Goal: Find and return each line containing "this".

Records supplied:
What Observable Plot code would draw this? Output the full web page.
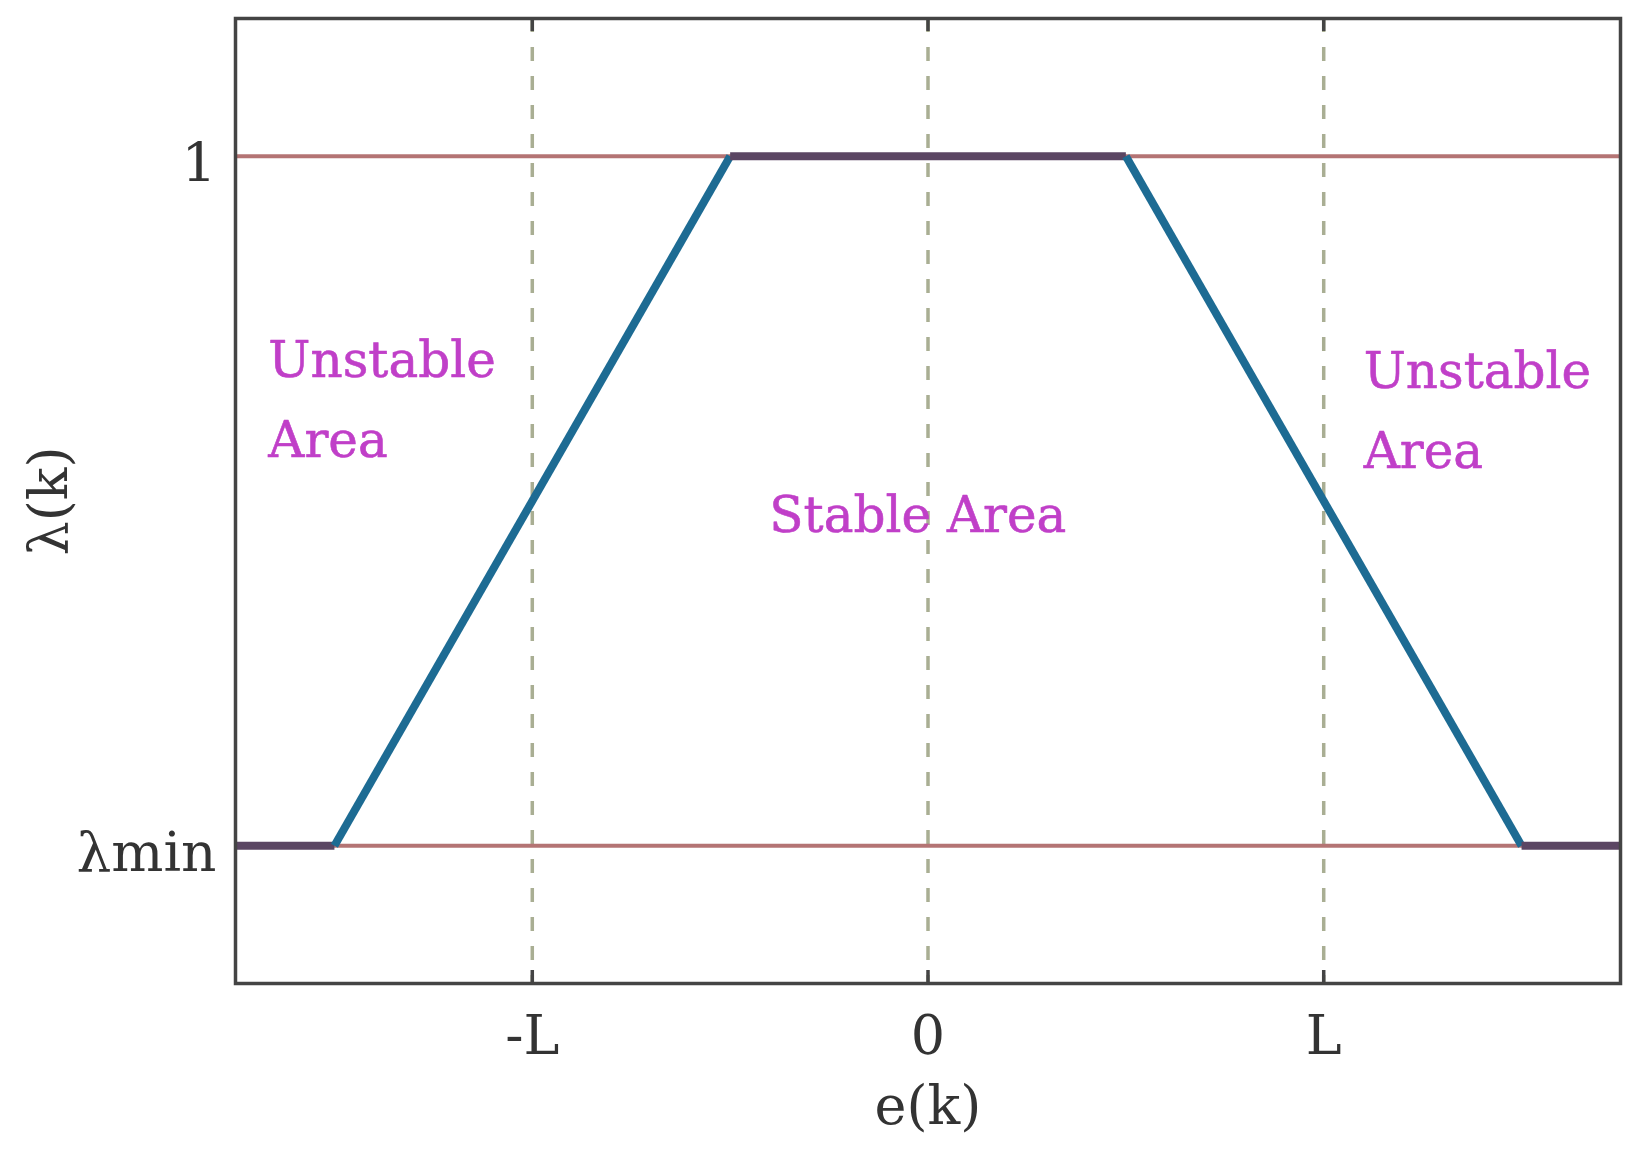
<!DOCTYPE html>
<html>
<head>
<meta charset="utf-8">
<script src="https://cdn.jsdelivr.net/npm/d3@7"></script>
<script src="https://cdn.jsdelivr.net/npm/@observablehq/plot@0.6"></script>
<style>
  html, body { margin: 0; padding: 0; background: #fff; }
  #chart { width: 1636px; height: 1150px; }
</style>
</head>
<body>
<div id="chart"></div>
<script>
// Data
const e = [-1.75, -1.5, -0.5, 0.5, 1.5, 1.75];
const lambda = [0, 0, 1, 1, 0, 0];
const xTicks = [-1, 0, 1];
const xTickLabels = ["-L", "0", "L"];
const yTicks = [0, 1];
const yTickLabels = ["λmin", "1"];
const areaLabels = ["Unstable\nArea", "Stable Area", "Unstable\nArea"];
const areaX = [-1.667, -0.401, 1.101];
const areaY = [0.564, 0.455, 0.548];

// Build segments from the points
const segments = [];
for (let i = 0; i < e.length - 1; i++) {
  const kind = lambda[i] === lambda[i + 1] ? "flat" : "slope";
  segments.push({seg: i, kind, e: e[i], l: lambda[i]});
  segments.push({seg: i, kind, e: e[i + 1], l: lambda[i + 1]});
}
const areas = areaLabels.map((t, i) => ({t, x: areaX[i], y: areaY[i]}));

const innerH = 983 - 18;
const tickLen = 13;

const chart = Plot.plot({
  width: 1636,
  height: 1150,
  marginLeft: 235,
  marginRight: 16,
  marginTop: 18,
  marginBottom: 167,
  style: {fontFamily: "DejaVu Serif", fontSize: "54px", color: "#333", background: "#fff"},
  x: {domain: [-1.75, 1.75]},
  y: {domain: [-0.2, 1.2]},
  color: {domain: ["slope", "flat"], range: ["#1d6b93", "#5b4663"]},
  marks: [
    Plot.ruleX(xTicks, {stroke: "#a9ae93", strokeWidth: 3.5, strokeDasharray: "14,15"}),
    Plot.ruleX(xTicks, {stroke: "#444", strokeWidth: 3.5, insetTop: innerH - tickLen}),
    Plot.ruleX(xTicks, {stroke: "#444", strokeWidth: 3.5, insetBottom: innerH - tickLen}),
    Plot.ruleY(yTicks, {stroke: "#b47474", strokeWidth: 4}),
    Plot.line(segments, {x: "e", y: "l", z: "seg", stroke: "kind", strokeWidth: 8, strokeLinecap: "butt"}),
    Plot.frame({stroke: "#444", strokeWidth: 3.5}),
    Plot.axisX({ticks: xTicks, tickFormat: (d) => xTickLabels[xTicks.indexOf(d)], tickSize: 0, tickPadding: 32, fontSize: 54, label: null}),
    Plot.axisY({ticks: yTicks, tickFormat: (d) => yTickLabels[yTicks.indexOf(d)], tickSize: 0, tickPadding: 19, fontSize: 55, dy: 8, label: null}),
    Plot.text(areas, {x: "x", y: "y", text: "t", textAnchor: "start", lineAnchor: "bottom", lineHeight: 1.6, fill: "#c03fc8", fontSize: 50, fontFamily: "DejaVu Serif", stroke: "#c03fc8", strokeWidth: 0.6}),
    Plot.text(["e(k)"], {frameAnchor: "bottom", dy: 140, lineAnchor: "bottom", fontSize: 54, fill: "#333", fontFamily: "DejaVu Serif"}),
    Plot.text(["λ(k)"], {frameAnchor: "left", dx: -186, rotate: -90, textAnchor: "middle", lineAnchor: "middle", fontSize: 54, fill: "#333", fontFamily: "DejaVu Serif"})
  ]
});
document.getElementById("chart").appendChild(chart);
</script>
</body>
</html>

* * *

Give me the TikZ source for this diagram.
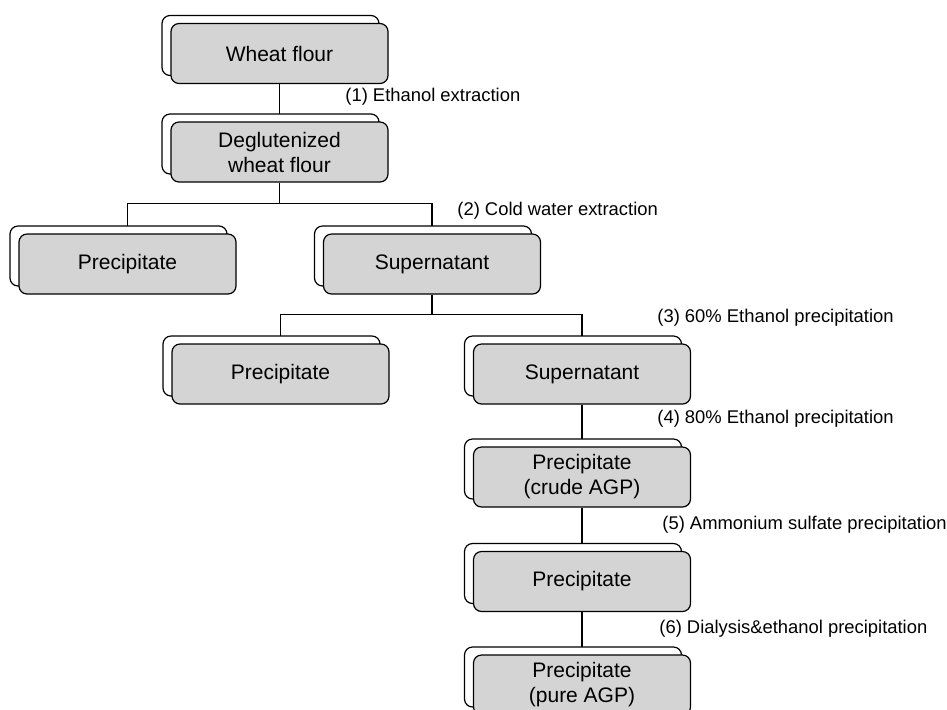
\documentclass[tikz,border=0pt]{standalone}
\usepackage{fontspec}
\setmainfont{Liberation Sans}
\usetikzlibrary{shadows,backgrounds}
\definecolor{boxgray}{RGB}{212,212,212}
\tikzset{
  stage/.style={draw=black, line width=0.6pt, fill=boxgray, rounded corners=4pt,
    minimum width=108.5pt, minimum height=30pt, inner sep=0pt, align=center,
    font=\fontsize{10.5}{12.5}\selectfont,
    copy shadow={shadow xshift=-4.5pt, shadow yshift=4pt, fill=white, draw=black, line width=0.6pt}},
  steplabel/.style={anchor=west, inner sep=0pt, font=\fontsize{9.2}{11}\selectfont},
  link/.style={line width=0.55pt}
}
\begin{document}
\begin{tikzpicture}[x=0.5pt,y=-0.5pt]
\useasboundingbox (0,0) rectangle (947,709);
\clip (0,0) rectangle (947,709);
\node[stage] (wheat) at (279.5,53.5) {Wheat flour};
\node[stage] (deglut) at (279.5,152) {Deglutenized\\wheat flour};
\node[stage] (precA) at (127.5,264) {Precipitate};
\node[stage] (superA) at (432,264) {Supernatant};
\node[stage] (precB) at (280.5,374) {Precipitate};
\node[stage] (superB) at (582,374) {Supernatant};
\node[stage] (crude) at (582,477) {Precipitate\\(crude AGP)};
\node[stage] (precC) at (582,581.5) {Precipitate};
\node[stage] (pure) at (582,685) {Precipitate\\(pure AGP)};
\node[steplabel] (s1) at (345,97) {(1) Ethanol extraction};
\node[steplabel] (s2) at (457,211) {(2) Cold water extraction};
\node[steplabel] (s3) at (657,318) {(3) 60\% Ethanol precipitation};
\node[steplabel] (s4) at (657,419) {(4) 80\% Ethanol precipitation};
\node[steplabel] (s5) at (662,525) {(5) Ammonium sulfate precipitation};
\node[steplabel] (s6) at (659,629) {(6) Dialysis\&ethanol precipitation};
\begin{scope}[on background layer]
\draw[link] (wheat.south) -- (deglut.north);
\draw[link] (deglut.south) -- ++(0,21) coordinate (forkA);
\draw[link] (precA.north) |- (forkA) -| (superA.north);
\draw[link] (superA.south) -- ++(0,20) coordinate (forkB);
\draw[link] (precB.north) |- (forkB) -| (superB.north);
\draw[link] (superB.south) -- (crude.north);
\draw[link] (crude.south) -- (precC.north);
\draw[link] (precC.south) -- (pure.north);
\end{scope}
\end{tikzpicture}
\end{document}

Written reply:
What Observable Plot code would draw this? Output the full web page.
Give me the TikZ source for this diagram.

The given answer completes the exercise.